Rea Hederman to Receive the Mississippi Institute of Arts and Letters 2021 Noel Polk Lifetime Achievement Award
The Mississippi Institute of Arts and Letters is pleased to announce that the 2021 Noel Polk Lifetime Achievement Award winner is Rea Hederman, a native of Jackson, Mississippi. Mr. Hederman has been publisher of The New York Review of Books since 1984.
After graduating from Murrah High School and Mississippi College, Hederman earned an MBA from the University of Virginia and an MA in Journalism from the University of Missouri. He first worked as editor for a weekly newspaper in Canton, Mississippi. In 1973, he joined the staff of the Clarion-Ledger and served as city editor and managing editor before becoming executive editor in 1980. Under Hederman’s leadership, the paper turned away from its conservative roots to execute “one of the most dramatic turnarounds in American journalism,” as described by the Washington Post.
Pulitzer Prize–winning author Richard Ford, who, like Hederman, was born and raised in Jackson, Mississippi, said of Hederman: “Brought up in 1950s apartheid Jackson, a child of affluence and influence, whose future would’ve been assured and beyond comfortable, he elected instead to take on the responsibilities of his family’s journalistic mini-empire with a profound and controversial commitment not only to civil rights, but to truth-in-journalism on the widest scale.”
During Hederman’s tenure, the newspaper won many awards including a Heywood Broun Award, a George Polk Award, and a National Education Reporting Award. In 1983, just after he left for New York, the Clarion-Ledger received the Pulitzer Prize for stories written on Mississippi’s educational system under Hederman’s editorship.
The New York Times described the New York Review of Books as “one of the most influential and admired journals of its kind” and “the country’s most successful intellectual journal.” Contributors include Joan Didion, James Baldwin, Susan Sontag, and Nobel Prize winners V. S. Naipaul, Derek Walcott, and Nadine Gordimer, among others. The New York Review of Books received the attention of Martin Scorsese in his 2014 documentary, The Fifty-Year Argument.Hederman founded the NYRB Classics imprint, which now has over 600 titles. According to writer Michael Cunningham, “It is the richest source of great books you never heard of.” Along with little-known or hard-to-find authors are those of prominence, Ivan Turgenev, Nathaniel Hawthorne, Helen Keller, and others.
From 1997 to 2005, Hederman was publisher of Granta, the British publication of new writing and long-form reportage, which he later introduced to the United States. He was director of La Rivista dei Libri, an Italian literary publication, and president of the Robert B. Silvers Foundation, which awards grants to writers for works-in-progress and to writers for lifetime achievements in cultural reportage.

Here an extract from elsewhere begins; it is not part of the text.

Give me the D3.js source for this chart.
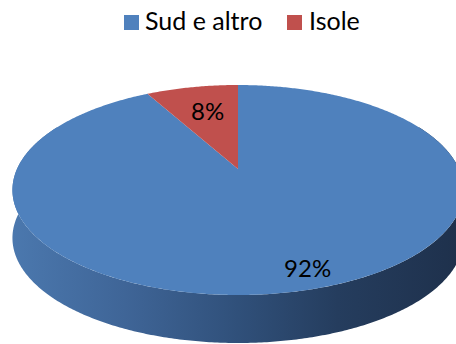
<!DOCTYPE html>
<html>
<head>
<meta charset="utf-8">
<script src="https://cdn.jsdelivr.net/npm/d3@7"></script>
<style>
  html, body { margin: 0; padding: 0; background: #fff; }
  svg { display: block; }
  text { font-family: Lato, "Open Sans", sans-serif; fill: #000; }
</style>
</head>
<body>
<svg id="chart" width="456" height="344"></svg>
<script>
// Data
const categories = ["Sud e altro", "Isole"];
const values = [92, 8];
const labels = ["92%", "8%"];
const colors = ["#4f81bd", "#c0504d"];

const width = 456, height = 344;
const svg = d3.select("#chart");

// 3D pie geometry (perspective-tilted disc)
const cx = 238, cy = 169;     // centre of the disc on screen
const Rx = 221, Ry = 100.8;   // radii before perspective
const persp = 0.2;            // perspective strength (far side shrinks)
const depth = 48;             // thickness of the disc

function project(a, r, down) {
  const x = Math.sin(a) * r, z = Math.cos(a) * r;
  const s = 1 / (1 + persp * z);
  return [cx + Rx * x * s, cy - Ry * z * s + (down || 0)];
}

const pie = d3.pie().sort(null).startAngle(0).endAngle(2 * Math.PI);
const arcs = pie(values);

function rimPoints(a0, a1, down) {
  const n = Math.max(8, Math.ceil(Math.abs(a1 - a0) / 0.01));
  return d3.range(n + 1).map(i => project(a0 + (a1 - a0) * i / n, 1, down));
}

const line = d3.line();

// Side shading
const defs = svg.append("defs");
const grad = defs.append("linearGradient")
  .attr("id", "side")
  .attr("gradientUnits", "userSpaceOnUse")
  .attr("x1", 12).attr("x2", 464).attr("y1", 0).attr("y2", 0);
[[0, "#4b78ae"], [0.25, "#3f6597"], [0.5, "#30507a"], [0.72, "#253d5e"], [1, "#1e304b"]]
  .forEach(([o, c]) => grad.append("stop").attr("offset", o).attr("stop-color", c));

// Front wall of the disc (back part is covered by the top faces)
const a0 = Math.PI * 0.35, a1 = Math.PI * 1.65;
const sidePts = rimPoints(a0, a1, 0).concat(rimPoints(a1, a0, depth));
svg.append("path")
  .attr("d", line(sidePts) + "Z")
  .attr("fill", "url(#side)");

// Top faces
svg.selectAll("path.slice")
  .data(arcs)
  .join("path")
  .attr("class", "slice")
  .attr("fill", (d, i) => colors[i])
  .attr("d", d => line([[cx, cy]].concat(rimPoints(d.startAngle, d.endAngle, 0))) + "Z");

// Percent labels
const labelPos = [{ shift: -0.06, r: 0.86 }, { shift: 0.02, r: 0.68 }];
svg.selectAll("text.pct")
  .data(arcs)
  .join("text")
  .attr("class", "pct")
  .attr("text-anchor", "middle")
  .attr("dominant-baseline", "central")
  .attr("font-size", 24)
  .attr("transform", (d, i) => {
    const mid = (d.startAngle + d.endAngle) / 2 + labelPos[i].shift;
    const p = project(mid, labelPos[i].r, 0);
    return `translate(${p[0]},${p[1]})`;
  })
  .text((d, i) => labels[i]);

// Legend
const legendItems = [
  { x: 124, tx: 145 },
  { x: 287, tx: 309 }
];
const legend = svg.append("g");
categories.forEach((c, i) => {
  legend.append("rect")
    .attr("x", legendItems[i].x).attr("y", 15)
    .attr("width", 15).attr("height", 15)
    .attr("fill", colors[i]);
  legend.append("text")
    .attr("x", legendItems[i].tx).attr("y", 30)
    .attr("font-size", 25)
    .text(c);
});
</script>
</body>
</html>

Hederman received an award from the Robert F. Kennedy Center in Washington for Journalistic Excellence and the Honor Medal for Distinguished Service in Journalism from the University of Missouri School of Journalism. He is a former director of the Committee to Protect Journalists and vice-chair of the board of trustees of The American Academy in Rome.
Hederman will be on hand to receive the award at the annual Mississippi Institute of Arts and Letters banquet to be held in Pass Christian, Mississippi, on June 12, 2021.